What to work on:
Repeat exactly the lines running from the first line of the data to the line containing "plt.rcParams['ytick.color'] = 'black'", both ends included, and nothing else; drop the pictures.

Information shown:
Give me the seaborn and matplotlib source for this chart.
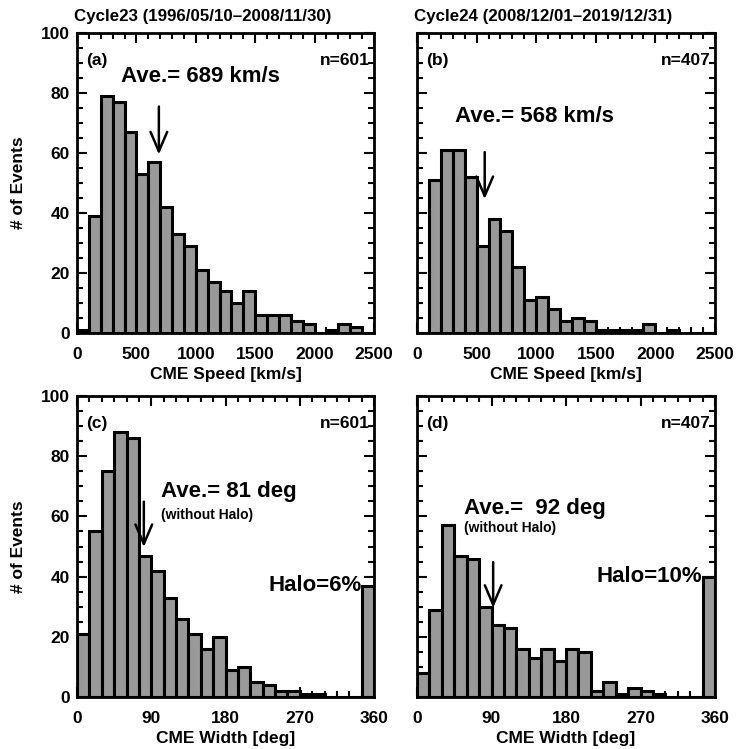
import matplotlib
matplotlib.use("Agg")
import matplotlib.pyplot as plt
import numpy as np
import pandas as pd
import seaborn as sns
from matplotlib.ticker import MultipleLocator

sns.set_theme(style="white")
plt.rcParams['font.family'] = ['Liberation Sans', 'DejaVu Sans']
plt.rcParams['font.weight'] = 'bold'
plt.rcParams['text.color'] = 'black'
plt.rcParams['axes.labelcolor'] = 'black'
plt.rcParams['xtick.color'] = 'black'
plt.rcParams['ytick.color'] = 'black'

# ---------------- data ----------------
speed_edges = list(range(0, 2600, 100))
speed_c23 = [1, 39, 79, 77, 67, 53, 57, 42, 33, 29, 21, 17, 14, 10, 14, 6, 6, 6, 4, 3, 0, 1, 3, 2, 0]
speed_c24 = [0, 51, 61, 61, 52, 29, 38, 34, 22, 11, 12, 8, 4, 5, 4, 1, 1, 1, 1, 3, 0, 1, 0, 0, 0]

width_edges = list(range(0, 375, 15))
width_c23 = [21, 55, 75, 88, 86, 47, 42, 33, 26, 21, 16, 20, 9, 10, 5, 4, 2, 2, 1, 1, 0, 0, 0, 37]
width_c24 = [8, 29, 57, 47, 46, 30, 24, 23, 16, 13, 16, 12, 16, 15, 2, 5, 1, 3, 2, 1, 0, 0, 0, 40]

titles = ["Cycle23 (1996/05/10\u20132008/11/30)", "Cycle24 (2008/12/01\u20132019/12/31)"]
panel_tags = ["(a)", "(b)", "(c)", "(d)"]
n_events = ["n=601", "n=407", "n=601", "n=407"]
speed_avg = [689, 568]
width_avg = [81, 92]
halo_text = ["Halo=6%", "Halo=10%"]

BAR = "#999999"
INK = "black"

W, H = 740, 749
fig = plt.figure(figsize=(W / 100, H / 100), dpi=100)

def box(l, t, r, b):
    return [l / W, (H - b) / H, (r - l) / W, (b - t) / H]

ax_a = fig.add_axes(box(77, 33, 374, 333))
ax_b = fig.add_axes(box(417, 33, 715, 333))
ax_c = fig.add_axes(box(77, 396, 374, 697))
ax_d = fig.add_axes(box(417, 396, 715, 697))
axes = [ax_a, ax_b, ax_c, ax_d]

def draw_hist(ax, edges, counts):
    e = [float(v) for v in edges]
    centers = [(e[k] + e[k + 1]) / 2 for k in range(len(e) - 1)]
    df = pd.DataFrame({"x": centers, "w": [float(c) for c in counts]})
    sns.histplot(data=df, x="x", weights="w", bins=e, ax=ax,
                 color=BAR, edgecolor="black", linewidth=2.2, alpha=1.0)

draw_hist(ax_a, speed_edges, speed_c23)
draw_hist(ax_b, speed_edges, speed_c24)
draw_hist(ax_c, width_edges, width_c23)
draw_hist(ax_d, width_edges, width_c24)

FS_TICK = 12.5
for i, ax in enumerate(axes):
    ax.set_ylim(0, 100)
    if i < 2:
        ax.set_xlim(0, 2500)
        ax.xaxis.set_major_locator(MultipleLocator(500))
        ax.xaxis.set_minor_locator(MultipleLocator(100))
        ax.set_xlabel("CME Speed [km/s]", fontsize=12.5, fontweight='bold', labelpad=4, color=INK)
    else:
        ax.set_xlim(0, 360)
        ax.xaxis.set_major_locator(MultipleLocator(90))
        ax.xaxis.set_minor_locator(MultipleLocator(15))
        ax.set_xlabel("CME Width [deg]", fontsize=12.5, fontweight='bold', labelpad=4, color=INK)
    ax.yaxis.set_major_locator(MultipleLocator(20))
    ax.yaxis.set_minor_locator(MultipleLocator(5))
    ax.tick_params(which='both', direction='in', top=True, right=True, bottom=True, left=True,
                   width=1.5, colors=INK, labelcolor=INK, labelsize=FS_TICK)
    ax.tick_params(which='major', length=7, pad=10)
    ax.tick_params(which='minor', length=4)
    for lab in ax.get_xticklabels() + ax.get_yticklabels():
        lab.set_fontweight('bold')
    for s in ax.spines.values():
        s.set_visible(True)
        s.set_color(INK)
        s.set_linewidth(2.0)
    ax.set_facecolor('white')
    if i in (0, 2):
        ax.set_ylabel("# of Events", fontsize=12.5, fontweight='bold', labelpad=11, color=INK)
        ax.tick_params(axis='y', pad=5)
    else:
        ax.set_ylabel("")
        ax.set_yticklabels([])
    ax.text(0.03, 0.91, panel_tags[i], transform=ax.transAxes, fontsize=12.5,
            fontweight='bold', ha='left', va='center', color=INK)
    ax.text(0.985, 0.91, n_events[i], transform=ax.transAxes, fontsize=12.5,
            fontweight='bold', ha='right', va='center', color=INK)

for ax, t in zip([ax_a, ax_b], titles):
    ax.set_title(t, loc='left', fontsize=12.2, fontweight='bold', pad=9, x=-0.01, color=INK)

arrow = dict(arrowstyle='->, head_length=0.7, head_width=0.3', lw=1.8, color=INK,
             mutation_scale=20, shrinkA=0, shrinkB=0)

# speed panels
ax_a.annotate('', xy=(speed_avg[0], 59.5), xytext=(speed_avg[0], 75.5), arrowprops=arrow)
ax_a.text(374, 85.5, f"Ave.= {speed_avg[0]} km/s", fontsize=16, fontweight='bold',
          ha='left', va='center', color=INK)
ax_b.annotate('', xy=(speed_avg[1], 44.6), xytext=(speed_avg[1], 60.3), arrowprops=arrow)
ax_b.text(319, 72, f"Ave.= {speed_avg[1]} km/s", fontsize=16, fontweight='bold',
          ha='left', va='center', color=INK)

# width panels
ax_c.annotate('', xy=(width_avg[0], 49.8), xytext=(width_avg[0], 64.9), arrowprops=arrow)
ax_c.text(102, 68.3, f"Ave.= {width_avg[0]} deg", fontsize=16, fontweight='bold',
          ha='left', va='center', color=INK)
ax_c.text(102, 60.6, "(without Halo)", fontsize=10, fontweight='bold', ha='left',
          va='center', color=INK)
ax_c.text(345, 37, halo_text[0], fontsize=16, fontweight='bold', ha='right', va='center', color=INK)

ax_d.annotate('', xy=(width_avg[1], 29.6), xytext=(width_avg[1], 44.8), arrowprops=arrow)
ax_d.text(57, 62.5, f"Ave.=  {width_avg[1]} deg", fontsize=16, fontweight='bold',
          ha='left', va='center', color=INK)
ax_d.text(57, 56.2, "(without Halo)", fontsize=10, fontweight='bold', ha='left',
          va='center', color=INK)
ax_d.text(345, 40, halo_text[1], fontsize=16, fontweight='bold', ha='right', va='center', color=INK)

fig.savefig("out.png", dpi=100, facecolor='white')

Solution for this task:
Give me the seaborn and matplotlib source for this chart.
import matplotlib
matplotlib.use("Agg")
import matplotlib.pyplot as plt
import numpy as np
import pandas as pd
import seaborn as sns
from matplotlib.ticker import MultipleLocator

sns.set_theme(style="white")
plt.rcParams['font.family'] = ['Liberation Sans', 'DejaVu Sans']
plt.rcParams['font.weight'] = 'bold'
plt.rcParams['text.color'] = 'black'
plt.rcParams['axes.labelcolor'] = 'black'
plt.rcParams['xtick.color'] = 'black'
plt.rcParams['ytick.color'] = 'black'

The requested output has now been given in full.